Health insurers could face more pressure from federal mental health benefits parity enforcement teams.

Witnesses testified today at a hearing organized by the House Energy and Commerce health subcommittee that a lack of information about compliance with the Mental Health Parity and Addiction Equity Act of 2008 (MHPAEA) has weakened efforts to make parity a reality.

MHPAEA, which was signed into law by President George W. Bush, requires large employer plans that offer both behavioral health and general health benefits to provide comparable levels of behavioral and general health benefits.

Federal regulators have developed Patient Protection and Affordable Care Act of 2010 (PPACA) essential health benefits package regulations that extend the MHPAEA parity standards to the individual and small-group markets.

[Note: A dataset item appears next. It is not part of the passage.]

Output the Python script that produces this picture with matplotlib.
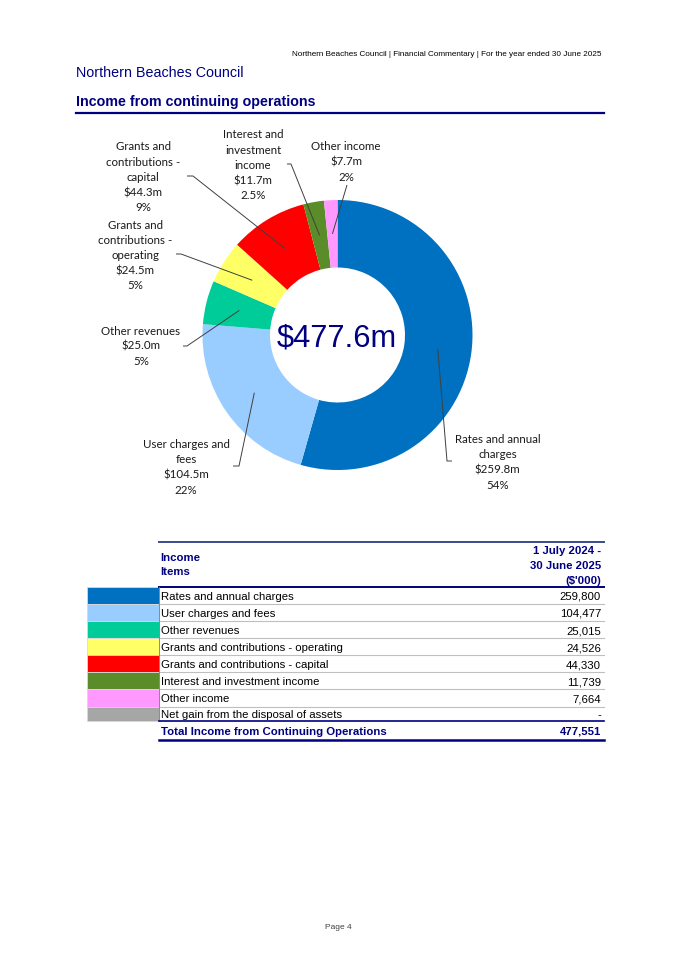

In 2013, the Obama administration released MHPAEA final regulations that could be used as a foundation for enforcement efforts.

See also: Agencies say they’ll be gentle about parity

Patrick Kennedy — a former Rhode Island representative, the son of the late Sen. Edward Kennedy, and an MHPAEA advocate — testified today at the hearing that shortcomings in the final rule have hurt enforcement efforts.

“Many insurance plans are failing to disclose necessary, meaningful information about their medical management practices, effectively preventing patients and providers from demonstrating a parity violation when it occurs,” Kennedy said, according to a written version of his testimony posted on the committee website.

Kennedy and some other witnesses urged lawmakers at the hearing to support H.R. 2646.

Dr. Jeffrey Lieberman, chairman of the psychiatry department at Columbia University medical school, told lawmakers that H.R. 2646 would improve MHPAEA enforcement by requiring a new assistant secretary at the U.S. Department of Health and Human Services (HHS) to coordinate health insurance benefits parity efforts.

The provision would also require federal departments to send Congress annual reports on the departments’ MHPAEA compliance investigations, and it would require the U.S. Government Accountability Office (GAO) to investigate health insurance plan parity law compliance, Lieberman said.